Trotzdem gelingt Perec in den 124 Traumnotaten Erstaunliches. Sehr oft fängt seine nüchterne Nacherzählung der Träume gut die additive und zugleich kontemplative Bewegung der Träume ein, den Verlauf. Vor allem das Bewusstwerden, das im Traum – noch einmal mehr als in der Wirklichkeit – meist eine geradezu erschütternde, direkt Dimension bekommt.
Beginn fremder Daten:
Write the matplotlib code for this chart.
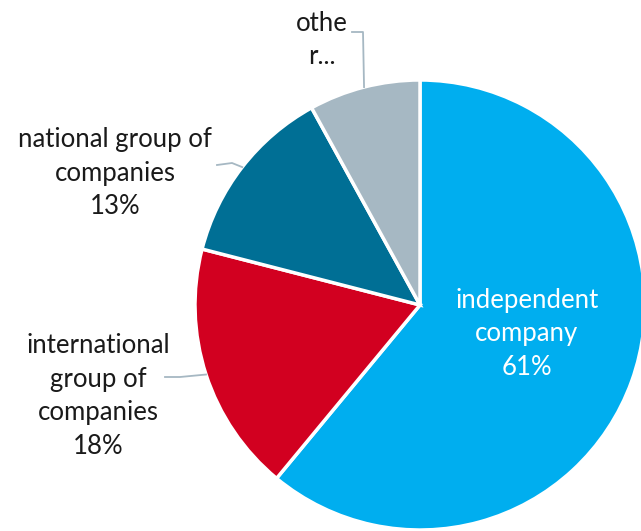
import matplotlib
matplotlib.use("Agg")
import matplotlib.pyplot as plt
import numpy as np

labels = ["independent\ncompany", "international\ngroup of\ncompanies",
          "national group of\ncompanies", "othe\nr..."]
shares = [61, 18, 13, 8]
colors = ["#00AEEF", "#D20020", "#006F95", "#A6B8C3"]

plt.rcParams['font.family'] = ['Lato', 'DejaVu Sans']

W, H = 641, 531
fig = plt.figure(figsize=(6.41, 5.31), dpi=100)
ax = fig.add_axes([0, 0, 1, 1])

def img(x, y):
    # image pixel coords (y down) -> axes data coords (y up)
    return x, H - y

cx, cy = img(420, 305)
r = 225
wedges, _ = ax.pie(shares, colors=colors, startangle=90, counterclock=False,
                   center=(cx, cy), radius=r, frame=True,
                   wedgeprops=dict(edgecolor='white', linewidth=2.5))
ax.set_xlim(0, W)
ax.set_ylim(0, H)
ax.set_aspect('equal')
ax.axis('off')

fs = 18.5
ls = 1.42
# inside label
ax.text(*img(527, 334), f"{labels[0]}\n{shares[0]}%", color='white',
        fontsize=fs, ha='center', va='center', linespacing=ls)

# outside labels: (text center, leader path points)
outside = {
    1: ((98, 396), [(180, 377), (165, 377)]),
    2: ((115, 173), [(232, 163), (217, 165)]),
    3: ((322, 40), [(363, 32), (352, 32)]),
}
for i, (pos, path) in outside.items():
    w = wedges[i]
    mid = np.deg2rad((w.theta1 + w.theta2) / 2)
    sx, sy = cx + r * np.cos(mid), cy + r * np.sin(mid)
    pts = [img(*p) for p in path]
    xs = [sx] + [p[0] for p in pts]
    ys = [sy] + [p[1] for p in pts]
    ax.plot(xs, ys, color='#A6B8C3', lw=1.3)
    txt = labels[i] if i == 3 else f"{labels[i]}\n{shares[i]}%"
    ax.text(*img(*pos), txt, color='#1a1a1a', fontsize=fs,
            ha='center', va='center', linespacing=ls)

fig.savefig("out.png", dpi=100)
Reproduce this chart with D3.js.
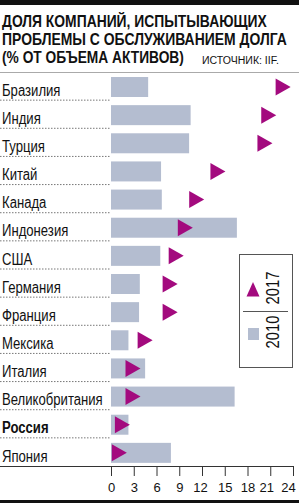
<!DOCTYPE html>
<html>
<head>
<meta charset="utf-8">
<script src="https://cdn.jsdelivr.net/npm/d3@7"></script>
<style>
  html, body { margin: 0; padding: 0; background: #fff; }
  svg { display: block; }
  text { font-family: "Liberation Sans", Arial, sans-serif; }
</style>
</head>
<body>
<div id="root"></div>
<script>
const width = 299;
const height = 503;

// data (% of assets)
const countries = ['Бразилия','Индия','Турция','Китай','Канада','Индонезия','США',
                   'Германия','Франция','Мексика','Италия','Великобритания','Россия','Япония'];
const values2010 = [4.9, 10.5, 10.3, 6.6, 6.7, 16.6, 6.5, 3.8, 3.7, 2.3, 4.5, 16.3, 2.3, 7.9];
const values2017 = [22.7, 20.8, 20.3, 14.1, 11.3, 9.8, 8.6, 7.8, 7.8, 4.5, 2.9, 2.9, 1.5, 1.1];
const xTicks = [0, 3, 6, 9, 12, 15, 18, 21, 24];
const titleLines = ['ДОЛЯ КОМПАНИЙ, ИСПЫТЫВАЮЩИХ', 'ПРОБЛЕМЫ С ОБСЛУЖИВАНИЕМ ДОЛГА', '(% ОТ ОБЪЕМА АКТИВОВ)'];
const titleWidths = [265, 285, 182];
const sourceText = 'ИСТОЧНИК: IIF.';

const barColor = '#b4bdd0';
const triColor = '#a30a7e';
const narrow = 0.82; // condensed look

const svg = d3.select('#root').append('svg')
  .attr('width', width)
  .attr('height', height);

// squeeze a text horizontally so it spans the given width
function fitWidth(sel, w) {
  sel.each(function (d, i) {
    const t = d3.select(this);
    const natural = this.getComputedTextLength();
    const target = typeof w === 'function' ? w(d, i) : w;
    const k = target / natural;
    t.attr('transform', `translate(${t.attr('x')}, ${t.attr('y')}) scale(${k}, 1)`)
     .attr('x', 0).attr('y', 0);
  });
}

// top and bottom black rules
svg.append('rect').attr('x', 0).attr('y', 0).attr('width', width).attr('height', 5).attr('fill', '#111');
svg.append('rect').attr('x', 0).attr('y', 500).attr('width', width).attr('height', 3).attr('fill', '#111');

// title
svg.append('g')
  .selectAll('text')
  .data(titleLines).enter()
  .append('text')
    .attr('x', 2)
    .attr('y', (d, i) => 27 + i * 18)
    .style('font-size', '16.5px')
    .style('font-weight', 'bold')
    .style('fill', '#111')
    .text(d => d)
    .call(fitWidth, (d, i) => titleWidths[i]);

svg.append('text')
  .attr('x', 202)
  .attr('y', 64)
  .style('font-size', '11.5px')
  .style('fill', '#111')
  .text(sourceText)
  .call(fitWidth, 77);

svg.append('line')
  .attr('x1', 0).attr('x2', width)
  .attr('y1', 72.5).attr('y2', 72.5)
  .style('stroke', '#aaa')
  .style('stroke-width', 1);

// scales
const x = d3.scaleLinear().domain([0, 24]).range([111, 293]);
const y = d3.scaleBand().domain(countries).range([72, 466]);

const rows = svg.append('g')
  .selectAll('.row')
  .data(countries).enter()
  .append('g')
    .attr('class', 'row')
    .attr('transform', d => `translate(0, ${y(d)})`);

// dotted separators
rows.filter((d, i) => i < countries.length - 1)
  .append('line')
    .attr('x1', 0).attr('x2', x(0))
    .attr('y1', y.bandwidth()).attr('y2', y.bandwidth())
    .style('stroke', '#777')
    .style('stroke-width', 1)
    .style('stroke-dasharray', '1.5,1.5');

rows.append('text')
  .attr('transform', `translate(2, ${y.bandwidth() - 4.5}) scale(${narrow}, 1)`)
  .style('font-size', '16px')
  .style('font-weight', d => d === 'Россия' ? 'bold' : 'normal')
  .style('fill', '#111')
  .text(d => d);

rows.append('rect')
  .attr('x', x(0))
  .attr('y', 5)
  .attr('width', (d, i) => x(values2010[i]) - x(0))
  .attr('height', 20)
  .style('fill', barColor);

const triW = 15, triH = 17;
rows.append('path')
  .attr('d', (d, i) => {
    const cx = x(values2017[i]);
    const cy = 15;
    return `M ${cx - triW / 2} ${cy - triH / 2} L ${cx + triW / 2} ${cy} L ${cx - triW / 2} ${cy + triH / 2} Z`;
  })
  .style('fill', triColor);

// axis
const axis = svg.append('g')
  .attr('transform', 'translate(0, 466)')
  .call(d3.axisBottom(x).tickValues(xTicks).tickSize(10).tickPadding(7).tickFormat(d3.format('d')));
axis.select('.domain').remove();
axis.selectAll('.tick line').style('stroke', '#333');
axis.selectAll('.tick text')
  .attr('x', d => d === 24 ? -5 : d === 21 ? -4 : d === 12 ? -2 : 0)
  .style('font-family', '"Liberation Sans", Arial, sans-serif')
  .style('font-size', '13px')
  .style('fill', '#111');
axis.append('line')
  .attr('x1', 0).attr('x2', x(24))
  .attr('y1', 0.5).attr('y2', 0.5)
  .style('stroke', '#333');

// legend
const legend = svg.append('g');
legend.append('rect')
  .attr('x', 239.5).attr('y', 254.5)
  .attr('width', 53).attr('height', 113)
  .style('fill', '#fff')
  .style('stroke', '#555');
legend.append('line')
  .attr('x1', 243).attr('x2', 288)
  .attr('y1', 311.5).attr('y2', 311.5)
  .style('stroke', '#555');
legend.append('path')
  .attr('d', 'M 246.5 296.5 L 253 282 L 259.5 296.5 Z')
  .style('fill', triColor);
legend.append('rect')
  .attr('x', 248).attr('y', 328)
  .attr('width', 11).attr('height', 12)
  .style('fill', barColor);
legend.selectAll('.ltext')
  .data([['2017', 288], ['2010', 332]]).enter()
  .append('text')
    .attr('transform', d => `translate(278.5, ${d[1]}) rotate(-90) scale(${narrow}, 1)`)
    .attr('text-anchor', 'middle')
    .style('font-size', '18px')
    .style('fill', '#111')
    .text(d => d[0]);
</script>
</body>
</html>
Das ermöglicht es den Lesenden einzutauchen in die andere Seite der Nacht, in die seltsame Kreativität unserer Unterströmung, die alles Mögliche anschwemmt, das einmal in den Strudel unserer Wahrnehmung, unserer Erinnerungen, unserer Bedeutungsaneigung geriet.

“Ich bin A. in meinem Zimmer – und mit einem Zufallsbekannten, dem ich das Go-Spiel beizubringen versuche. Er scheint das Spiel zu begreifen, bis zu dem Augenblick, da mir bewusst wird, dass er glaubt, gerade die Bridge-Regeln zu lernen.”

Die Berichte der Träumen sind von unterschiedlicher Ausführlichkeit und von unterschiedlicher Schwere, je nachdem ob es um ein eher obskures, wie eine Phantasie anmutende Traum-Szenario geht, z.B.:

“Ich gehöre zu einer Gruppe Hippies. Auf einer Landstraße stoppen wir den Verkehr. Wir umzingeln eine Luxuskarosse und rücken ihr bedrohlich näher.”

oder ob Lebensthemen im Zentrum der Träume eine gewisse Gravität einbringen. Einmal träumt Perec, er und ein Freund hätten in “Anton Voyls Fortgang” lauter e’s gefunden; plötzlich tauchen sie auf, stechen hervor, dann sind sie wieder weg. Die Holocaust-Vergangenheit von Perecs Familie und seine privaten Beziehungen sind andere Themen, die oft einfließen; das Bergwerk, zu dem der Traum immer wieder zurückkehrt, um zu schürfen. Und dann sind es wieder von jeglichem Betrachter losgelöste Träume, entkörperte Filme hinterm Auge des Schlafs.

“Nach einer langen Abwesenheit kehrt der Rächer aus Mexiko zurück. Ein Verräter schickt sich an ihn von hinten zu erschießen, als eine hell behandschuhte Hand auftaucht und ihn daran hindert.”

Die dunkle Kammer ist ein reiches Buch, ein Buch mit dem man sich sehr lange beschäftigen kann und dafür muss man nicht einmal an Perec oder seinem Werk im Besonderen interessiert sein. Wobei auch der- oder diejenige auf seine/ihre Kosten kommt, zumal das Nachwort sich sehr gelungen zu Perecs Werk auslässt (und dabei vielleicht ein bisschen zu wenig zu “Die dunkle Kammer”).

Für alle, die sich für den Traum interessieren, für das Wartende, Schlummernde, das erwacht, wenn wir einschlafen, eingefasst und durchdrungen von den Symbolen unseres ganzen Lebens und doch nur in unordentliche Zustände gekleidet, denen wird dieses Buch ein Schatz sein. Jorge Luis Borges zitierte einmal Arthur Schopenhauer mit dem Satz: “Wach sein heißt, das Buch des Lebens lesen, Träumen heißt, darin zu blättern.”